Wednesday, May 30, 2007

Jasper Fforde

I was sent this interview with Jasper Fforde in Newsweek asking him about his favorite books:

#1 "Alice's Adventures in Wonderland" by Lewis Carroll. At the age of 7 or 8, I was swept away by Alice's madcap escapades and respectful irreverence of established nursery characters and situations.

#2"Three Men in a Boat" by Jerome K. Jerome. Fresh and joyous self-deprecating humor of lazy Victorian gentlemen going for a cruise on the Thames in the late 19th century.


Not mentioned but a heavy influence in his books are Edward Lear's nonsense poems, but not his most famous, The Owl and the Pussycat which only gets an fun sidebar.

It also asks him:
A classic that, on rereading, disappointed: "Wuthering Heights" by Emily Brontë. I had thought it was deep and full of painful unrequited love, but on rereading I think it's a bunch of very drippy people who accept being bullied for no very good reason.

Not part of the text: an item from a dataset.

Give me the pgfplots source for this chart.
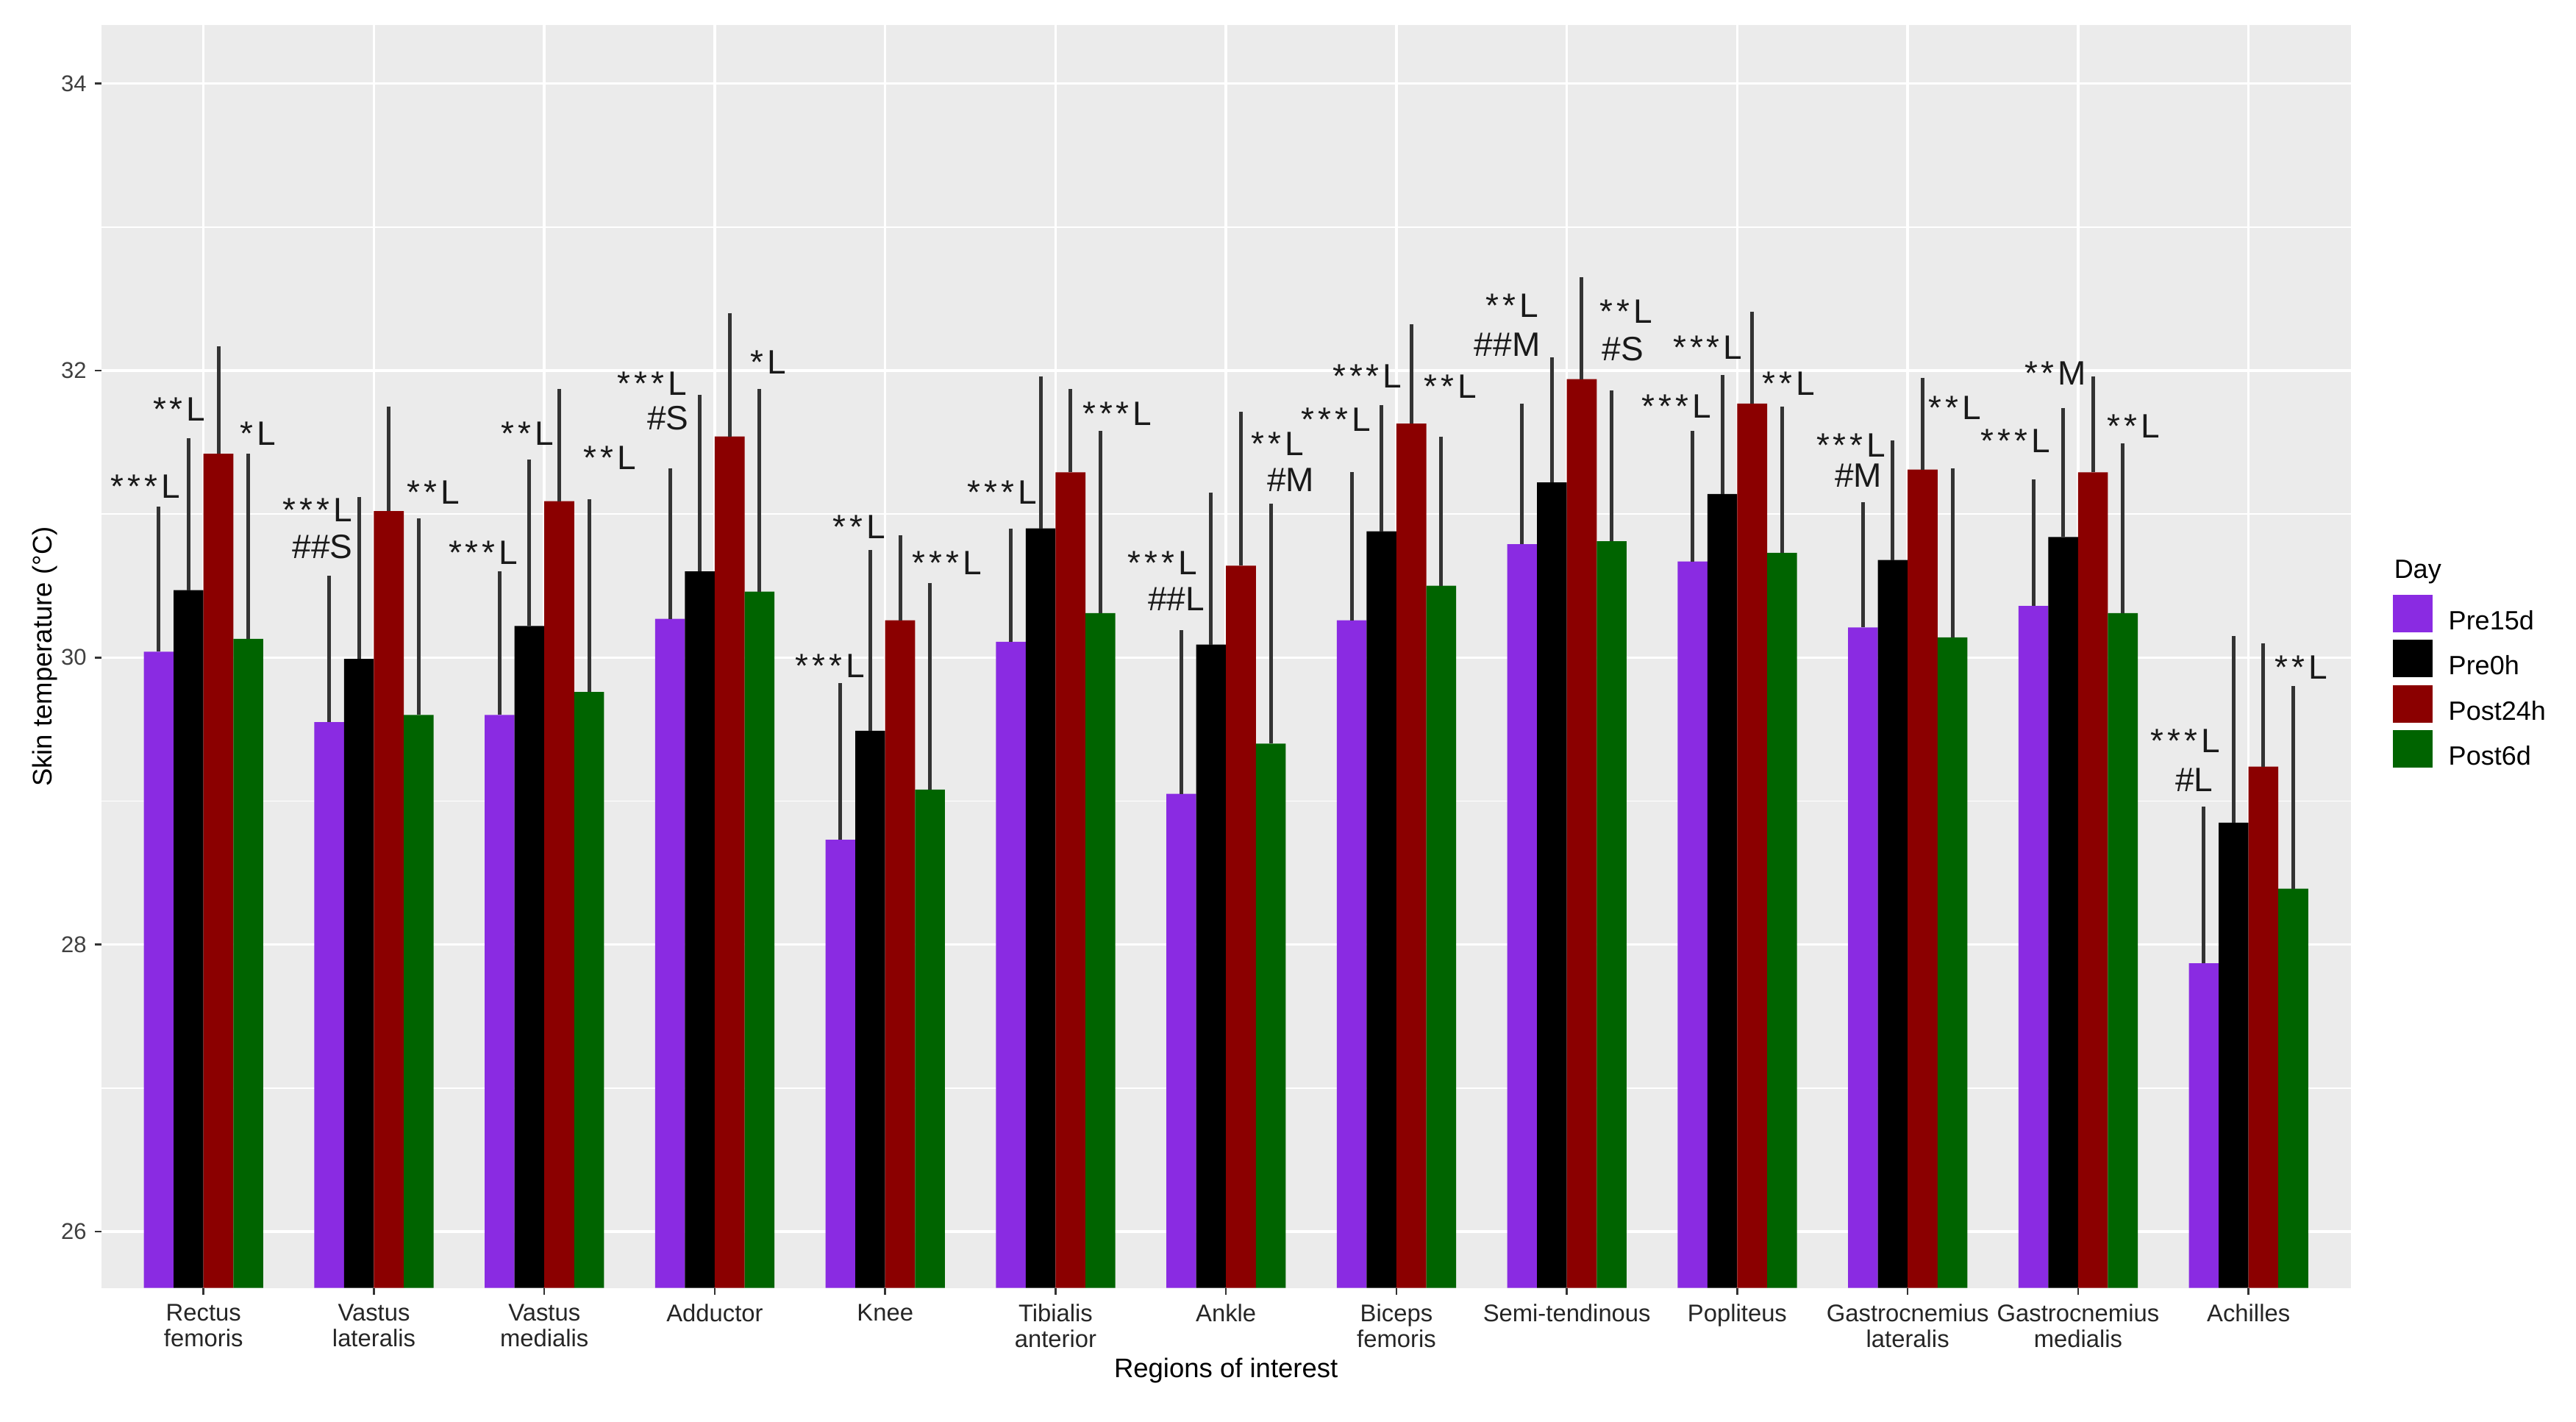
\documentclass[border=0pt]{standalone}
\usepackage{fontspec}
\setmainfont{Liberation Sans}
\usepackage{pgfplots}
\pgfplotsset{compat=1.18}
\usepackage{pgfplotstable}

\definecolor{cP}{HTML}{8A2BE2}
\definecolor{cB}{HTML}{000000}
\definecolor{cR}{HTML}{8B0000}
\definecolor{cG}{HTML}{006400}
\definecolor{panel}{HTML}{EBEBEB}
\definecolor{ebar}{HTML}{333333}

\pgfplotstableread{
x mP eP mB eB mR eR mG eG
1 30.04 0.99 30.47 1.04 31.42 0.73 30.13 1.27
2 29.55 1.00 29.99 1.11 31.02 0.71 29.60 1.35
3 29.60 0.98 30.22 1.14 31.09 0.76 29.76 1.32
4 30.27 1.03 30.60 1.21 31.54 0.84 30.46 1.39
5 28.73 1.07 29.49 1.24 30.26 0.57 29.08 1.42
6 30.11 0.77 30.90 1.04 31.29 0.56 30.31 1.25
7 29.05 1.12 30.09 1.04 30.64 1.05 29.40 1.65
8 30.26 1.01 30.88 0.86 31.63 0.67 30.50 1.02
9 30.79 0.96 31.22 0.85 31.94 0.69 30.81 1.03
10 30.67 0.89 31.14 0.81 31.77 0.62 30.73 1.00
11 30.21 0.85 30.68 0.81 31.31 0.62 30.14 1.16
12 30.36 0.86 30.84 0.88 31.29 0.65 30.31 1.16
13 27.87 1.07 28.85 1.28 29.24 0.84 28.39 1.39
}\data

\newcommand{\st}{*\kern0.11em}
\newcommand{\annfont}{\fontsize{9.2}{11}\selectfont}

\begin{document}
\begin{tikzpicture}
\useasboundingbox (-27.54pt,-36.48pt) rectangle (673.06pt,350.32pt);
\begin{axis}[
  at={(0pt,0pt)}, anchor=south west,
  scale only axis, width=611.8pt, height=343.42pt,
  xmin=0.4, xmax=13.6, ymin=25.608, ymax=34.405,
  axis background/.style={fill=panel},
  axis line style={draw=none},
  xtick={1,...,13},
  xticklabels={{Rectus\\femoris},{Vastus\\lateralis},{Vastus\\medialis},{Adductor},{Knee},{Tibialis\\anterior},{Ankle},{Biceps\\femoris},{Semi-tendinous},{Popliteus},{Gastrocnemius\\lateralis},{Gastrocnemius\\medialis},{Achilles}},
  ytick={26,28,30,32,34},
  minor ytick={27,29,31,33},
  xmajorgrids, ymajorgrids, yminorgrids,
  major grid style={white, line width=0.7pt},
  minor grid style={white, line width=0.35pt},
  tick align=outside,
  xtick pos=bottom, ytick pos=left,
  major tick length=1.8pt,
  minor tick length=0pt,
  tick style={color=black!80, line width=0.5pt},
  /pgf/number format/assume math mode=true,
  yticklabel style={font=\fontsize{6.2}{7}\selectfont, color=black!75, inner sep=0pt, xshift=-2pt},
  xticklabel style={font=\fontsize{6.56}{7}\selectfont, color=black!85, align=center, inner sep=0pt, yshift=-2.5pt},
  xlabel={Regions of interest},
  ylabel={Skin temperature (°C)},
  xlabel style={font=\fontsize{7.3}{8}\selectfont, at={(axis description cs:0.5,-0.07076)}, anchor=base},
  ylabel style={font=\fontsize{7.3}{8}\selectfont, at={(axis description cs:-0.02207,0.5)}, anchor=base},
  legend image code/.code={\fill[#1,/tikz/.cd,draw=none] (0pt,-2.5pt) rectangle (10.8pt,7.7pt);},
  legend style={at={(rel axis cs:1.0188,0.5492)}, anchor=north west, draw=none, fill=none,
    inner sep=0pt, outer sep=0pt, row sep=1.24pt, column sep=4.3pt,
    font=\fontsize{7.2}{8.6}\selectfont, nodes={inner sep=0pt}},
  legend cell align=left,
  eb/.style={error bars/.cd, y dir=plus, y explicit,
    error bar style={color=ebar, line width=1pt},
    error mark options={color=ebar, line width=1pt, mark size=0.8pt}},
]
\addplot[ybar, bar width=0.175, bar shift=0pt, fill=cP, draw=none, eb] table[x expr=\thisrow{x}-0.2625, y=mP, y error=eP]{\data};
\addlegendentry{Pre15d}
\addplot[ybar, bar width=0.175, bar shift=0pt, fill=cB, draw=none, eb] table[x expr=\thisrow{x}-0.0875, y=mB, y error=eB]{\data};
\addlegendentry{Pre0h}
\addplot[ybar, bar width=0.175, bar shift=0pt, fill=cR, draw=none, eb] table[x expr=\thisrow{x}+0.0875, y=mR, y error=eR]{\data};
\addlegendentry{Post24h}
\addplot[ybar, bar width=0.175, bar shift=0pt, fill=cG, draw=none, eb] table[x expr=\thisrow{x}+0.2625, y=mG, y error=eG]{\data};
\addlegendentry{Post6d}

\begin{scope}[every node/.style={font=\annfont, inner sep=0pt, anchor=center, text=black!90}]
\node at (axis cs:0.658,31.19) {\st\st\st L};
\node at (axis cs:0.858,31.73) {\st\st L};
\node at (axis cs:1.321,31.56) {\st L};
\node at (axis cs:1.669,31.03) {\st\st\st L};
\node at (axis cs:1.698,30.77) {\#\#S};
\node at (axis cs:2.347,31.15) {\st\st L};
\node at (axis cs:2.642,30.73) {\st\st\st L};
\node at (axis cs:2.901,31.56) {\st\st L};
\node at (axis cs:3.383,31.39) {\st\st L};
\node at (axis cs:3.632,31.91) {\st\st\st L};
\node at (axis cs:3.725,31.67) {\#S};
\node at (axis cs:4.316,32.06) {\st L};
\node at (axis cs:4.677,29.94) {\st\st\st L};
\node at (axis cs:4.849,30.91) {\st\st L};
\node at (axis cs:5.363,30.66) {\st\st\st L};
\node at (axis cs:5.686,31.15) {\st\st\st L};
\node at (axis cs:6.362,31.70) {\st\st\st L};
\node at (axis cs:6.626,30.66) {\st\st\st L};
\node at (axis cs:6.709,30.41) {\#\#L};
\node at (axis cs:7.304,31.49) {\st\st L};
\node at (axis cs:7.379,31.24) {\#M};
\node at (axis cs:7.647,31.66) {\st\st\st L};
\node at (axis cs:7.829,31.96) {\st\st\st L};
\node at (axis cs:8.317,31.89) {\st\st L};
\node at (axis cs:8.678,32.45) {\st\st L};
\node at (axis cs:8.650,32.18) {\#\#M};
\node at (axis cs:9.349,32.41) {\st\st L};
\node at (axis cs:9.329,32.15) {\#S};
\node at (axis cs:9.644,31.75) {\st\st\st L};
\node at (axis cs:9.827,32.16) {\st\st\st L};
\node at (axis cs:10.301,31.91) {\st\st L};
\node at (axis cs:10.668,31.48) {\st\st\st L};
\node at (axis cs:10.711,31.27) {\#M};
\node at (axis cs:11.277,31.74) {\st\st L};
\node at (axis cs:11.631,31.51) {\st\st\st L};
\node at (axis cs:11.867,31.98) {\st\st M};
\node at (axis cs:12.324,31.61) {\st\st L};
\node at (axis cs:12.631,29.42) {\st\st\st L};
\node at (axis cs:12.682,29.15) {\#L};
\node at (axis cs:13.309,29.93) {\st\st L};
\end{scope}
\end{axis}
\node[anchor=base west, font=\fontsize{7.2}{8.6}\selectfont, inner sep=0pt] at (623.4pt,193.1pt) {Day};
\end{tikzpicture}
\end{document}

Fforde's delightful books savage Wuthering Heights even as they are reletively affectionate when they satirize everything from Barbara Cartland to Kafka. The only other books he is cruel to are Ulysses by James Joyce and Spencer's Fairy Queene, Joyce for pretension and Spencer actually kills a character through boredom. Wuthering Heights comes in as a punching bag for a whole subplot in Well of Lost Plots from therapy sessions to assassination attempts to a Hollywood style awards show, the scorn heaped on Heights is palpable and hilarious.

I eagerly await Fforde's next book, First Among Sequels.